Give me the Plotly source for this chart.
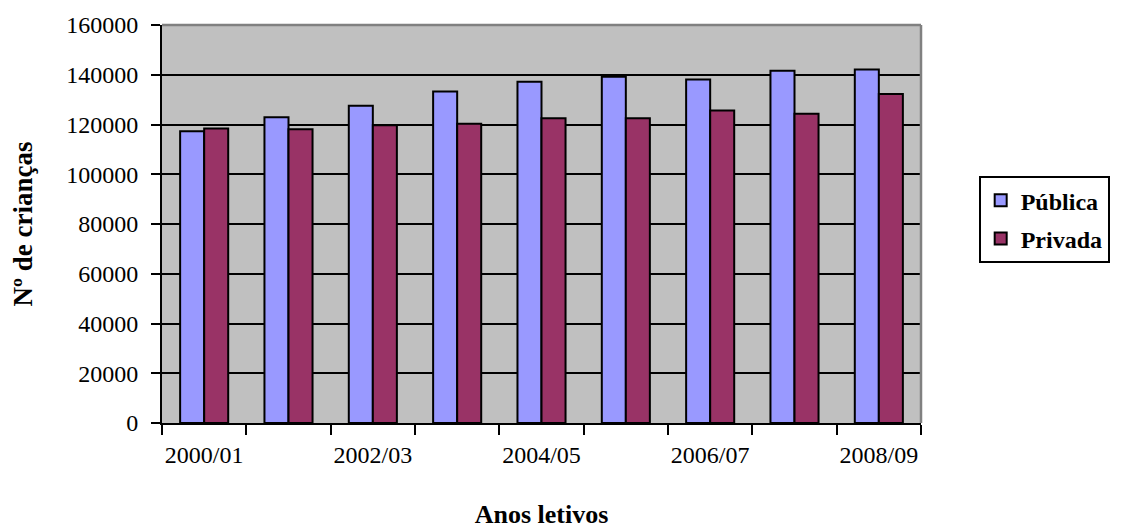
import plotly.graph_objects as go

categories = ["2000/01", "2001/02", "2002/03", "2003/04", "2004/05",
              "2005/06", "2006/07", "2007/08", "2008/09"]
publica = [117300, 122900, 127500, 133300, 137200, 139200, 138100, 141600, 142100]
privada = [118400, 118100, 119700, 120300, 122500, 122500, 125600, 124300, 132300]
tick_labels = ["2000/01", "", "2002/03", "", "2004/05", "", "2006/07", "", "2008/09"]
y_ticks = [0, 20000, 40000, 60000, 80000, 100000, 120000, 140000, 160000]

FONT = "Liberation Serif, Times New Roman, serif"

fig = go.Figure()
fig.add_trace(go.Bar(x=categories, y=publica, name="Pública", legendgroup="a",
                     marker=dict(color="#9999FF", line=dict(color="black", width=2))))
fig.add_trace(go.Bar(x=categories, y=privada, name="Privada", legendgroup="b",
                     marker=dict(color="#993366", line=dict(color="black", width=2))))

# page body has an 8px margin, so the figure is sized/offset to compensate
fig.update_layout(
    width=1113, height=521,
    margin=dict(l=154, r=200, t=17, b=106, autoexpand=False),
    paper_bgcolor="white",
    plot_bgcolor="#C0C0C0",
    barmode="group",
    bargap=0.43,
    bargroupgap=0,
    font=dict(family=FONT, size=24, color="black"),
    legend=dict(
        x=1.076, y=0.62, xanchor="left", yanchor="top",
        bgcolor="white", bordercolor="black", borderwidth=2,
        font=dict(family=FONT, size=24, color="black", weight="bold"),
        itemwidth=30, tracegroupgap=4,
    ),
    xaxis=dict(
        type="category",
        tickmode="array", tickvals=categories, ticktext=tick_labels,
        tickson="boundaries", ticks="outside", ticklen=10, tickwidth=2, tickcolor="black",
        showline=True, linecolor="black", linewidth=2,
        showgrid=False, tickangle=0, automargin=False,
        tickfont=dict(family=FONT, size=24, color="black"),
        ticklabelstandoff=9,
        title=dict(text="Anos letivos", standoff=39,
                   font=dict(family=FONT, size=26, color="black", weight="bold")),
    ),
    yaxis=dict(
        range=[0, 160000],
        tickmode="array", tickvals=y_ticks, tickformat="d",
        ticks="outside", ticklen=9, tickwidth=2, tickcolor="black",
        showline=True, linecolor="black", linewidth=2,
        showgrid=True, gridcolor="black", gridwidth=1.6,
        zeroline=False, automargin=False,
        tickfont=dict(family=FONT, size=24, color="black"),
        ticklabelstandoff=8,
        title=dict(text="Nº de crianças", standoff=30,
                   font=dict(family=FONT, size=27, color="black", weight="bold")),
    ),
    shapes=[
        dict(type="line", xref="paper", yref="paper", x0=0, x1=1, y0=1, y1=1,
             line=dict(color="#808080", width=2.5), layer="above"),
        dict(type="line", xref="paper", yref="paper", x0=1, x1=1, y0=0, y1=1,
             line=dict(color="#808080", width=2.5), layer="above"),
    ],
)

fig.write_html("out.html")
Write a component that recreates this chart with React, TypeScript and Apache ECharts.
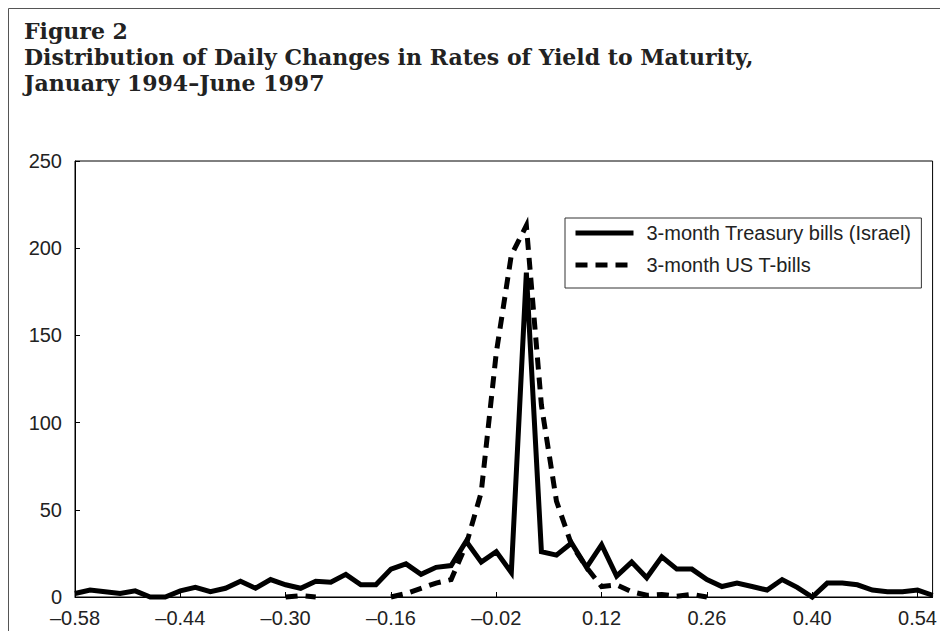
import React, { useEffect, useRef } from "react";
import * as echarts from "echarts";

// Daily change in yield (percentage points), bin centres
const categories: number[] = [
  -0.58, -0.56, -0.54, -0.52, -0.5, -0.48, -0.46, -0.44, -0.42, -0.4,
  -0.38, -0.36, -0.34, -0.32, -0.3, -0.28, -0.26, -0.24, -0.22, -0.2,
  -0.18, -0.16, -0.14, -0.12, -0.1, -0.08, -0.06, -0.04, -0.02, 0.0,
  0.02, 0.04, 0.06, 0.08, 0.1, 0.12, 0.14, 0.16, 0.18, 0.2,
  0.22, 0.24, 0.26, 0.28, 0.3, 0.32, 0.34, 0.36, 0.38, 0.4,
  0.42, 0.44, 0.46, 0.48, 0.5, 0.52, 0.54, 0.56,
];

// 3-month Treasury bills (Israel) – frequency
const israelBills: number[] = [
  2, 4, 3, 2, 3.5, 0, 0, 3.5, 5.5, 3,
  5, 9, 5, 10, 7, 5, 9, 8.5, 13, 7,
  7, 16, 19, 13, 17, 18, 32, 20, 26, 14,
  186, 26, 24, 31, 17, 30, 12, 20, 11, 23,
  16, 16, 10, 6, 8, 6, 4, 10, 5.5, 0,
  8, 8, 7, 4, 3, 3, 4, 1,
];

// 3-month US T-bills – frequency (null where not drawn)
const usBills: (number | null)[] = [
  null, null, null, null, null, null, null, null, null, null,
  null, null, null, null, 0, 0.8, 0, null, null, null,
  null, 0, 2, 5, 8, 10, 30, 60, 140, 196,
  213, 110, 55, 30, 17, 6, 7, 3, 1, 1.5,
  0.5, 1.5, 0, null, null, null, null, null, null, null,
  null, null, null, null, null, null, null, null,
];

const yMin = 0;
const yMax = 250;
const yStep = 50;

const titleLines = [
  "Figure 2",
  "Distribution of Daily Changes in Rates of Yield to Maturity,",
  "January 1994\u2013June 1997",
];

const seriesNames = ["3-month Treasury bills (Israel)", "3-month US T-bills"];

function fmt(v: number): string {
  const s = Math.abs(v).toFixed(2);
  return v < -1e-9 ? "\u2013" + s : s;
}

export default function App() {
  const ref = useRef<HTMLDivElement>(null);
  useEffect(() => {
    document.body.style.margin = "0";
    const chart = echarts.init(ref.current!, null, { renderer: "svg" });
    const labelFont = "Liberation Sans, Arial, sans-serif";
    chart.setOption({
      animation: false,
      backgroundColor: "#fff",
      title: {
        text: titleLines.join("\n"),
        left: 24,
        top: 18,
        padding: 0,
        textStyle: {
          fontFamily: "DejaVu Serif, serif",
          fontWeight: "bold",
          fontSize: 22,
          lineHeight: 26,
          color: "#222",
        },
      },
      graphic: [
        {
          type: "rect",
          shape: { x: 8.5, y: 8.5, width: 1000, height: 1000 },
          style: { fill: "none", stroke: "#555", lineWidth: 1 },
          silent: true,
        },
      ],
      legend: {
        orient: "vertical",
        left: 565,
        top: 218,
        padding: [5, 10, 13, 8],
        itemWidth: 58,
        itemHeight: 18,
        itemGap: 12,
        borderColor: "#333",
        borderWidth: 1,
        lineStyle: { width: 5 },
        itemStyle: { color: "rgba(0,0,0,0)", borderWidth: 0, opacity: 0 },
        textStyle: {
          fontFamily: labelFont,
          fontSize: 20,
          color: "#222",
          padding: [0, 0, 0, 8],
        },
        data: seriesNames,
      },
      grid: {
        left: 75,
        right: 7,
        top: 161,
        bottom: 34,
        show: true,
        borderColor: "#000",
        borderWidth: 1,
        backgroundColor: "transparent",
      },
      xAxis: {
        type: "category",
        data: categories.map(fmt),
        boundaryGap: false,
        axisLine: { lineStyle: { color: "#000", width: 1 } },
        axisTick: { inside: true, length: 5, interval: 6, lineStyle: { color: "#000" } },
        axisLabel: {
          interval: 6,
          fontSize: 20,
          color: "#222",
          fontFamily: labelFont,
          margin: 11,
        },
        splitLine: { show: false },
      },
      yAxis: {
        type: "value",
        min: yMin,
        max: yMax,
        interval: yStep,
        axisLine: { show: true, lineStyle: { color: "#000", width: 1 } },
        axisTick: { show: true, inside: true, length: 5, lineStyle: { color: "#000" } },
        axisLabel: {
          fontSize: 20,
          color: "#222",
          fontFamily: labelFont,
          margin: 13,
        },
        splitLine: { show: false },
      },
      series: [
        {
          name: seriesNames[0],
          type: "line",
          data: israelBills,
          symbol: "none",
          clip: false,
          lineStyle: { color: "#000", width: 5, type: "solid", join: "miter" },
          itemStyle: { color: "#000" },
          z: 3,
        },
        {
          name: seriesNames[1],
          type: "line",
          data: usBills,
          symbol: "none",
          clip: false,
          connectNulls: false,
          lineStyle: { color: "#000", width: 5, type: [12, 8], cap: "butt", join: "miter" },
          itemStyle: { color: "#000" },
          z: 4,
        },
      ],
    });
    return () => chart.dispose();
  }, []);
  return <div ref={ref} style={{ width: 940, height: 631 }} />;
}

══════════════════════════════

▶ [THE EXERCISE]: Above are some records. Reproduce the lines from the one with "Write a component" down to the one with "const yStep = 50;", keeping both, and leave every picture out.

▶ [SOLUTION TO THE PROBLEM]:
Write a component that recreates this chart with React, TypeScript and Apache ECharts.
import React, { useEffect, useRef } from "react";
import * as echarts from "echarts";

// Daily change in yield (percentage points), bin centres
const categories: number[] = [
  -0.58, -0.56, -0.54, -0.52, -0.5, -0.48, -0.46, -0.44, -0.42, -0.4,
  -0.38, -0.36, -0.34, -0.32, -0.3, -0.28, -0.26, -0.24, -0.22, -0.2,
  -0.18, -0.16, -0.14, -0.12, -0.1, -0.08, -0.06, -0.04, -0.02, 0.0,
  0.02, 0.04, 0.06, 0.08, 0.1, 0.12, 0.14, 0.16, 0.18, 0.2,
  0.22, 0.24, 0.26, 0.28, 0.3, 0.32, 0.34, 0.36, 0.38, 0.4,
  0.42, 0.44, 0.46, 0.48, 0.5, 0.52, 0.54, 0.56,
];

// 3-month Treasury bills (Israel) – frequency
const israelBills: number[] = [
  2, 4, 3, 2, 3.5, 0, 0, 3.5, 5.5, 3,
  5, 9, 5, 10, 7, 5, 9, 8.5, 13, 7,
  7, 16, 19, 13, 17, 18, 32, 20, 26, 14,
  186, 26, 24, 31, 17, 30, 12, 20, 11, 23,
  16, 16, 10, 6, 8, 6, 4, 10, 5.5, 0,
  8, 8, 7, 4, 3, 3, 4, 1,
];

// 3-month US T-bills – frequency (null where not drawn)
const usBills: (number | null)[] = [
  null, null, null, null, null, null, null, null, null, null,
  null, null, null, null, 0, 0.8, 0, null, null, null,
  null, 0, 2, 5, 8, 10, 30, 60, 140, 196,
  213, 110, 55, 30, 17, 6, 7, 3, 1, 1.5,
  0.5, 1.5, 0, null, null, null, null, null, null, null,
  null, null, null, null, null, null, null, null,
];

const yMin = 0;
const yMax = 250;
const yStep = 50;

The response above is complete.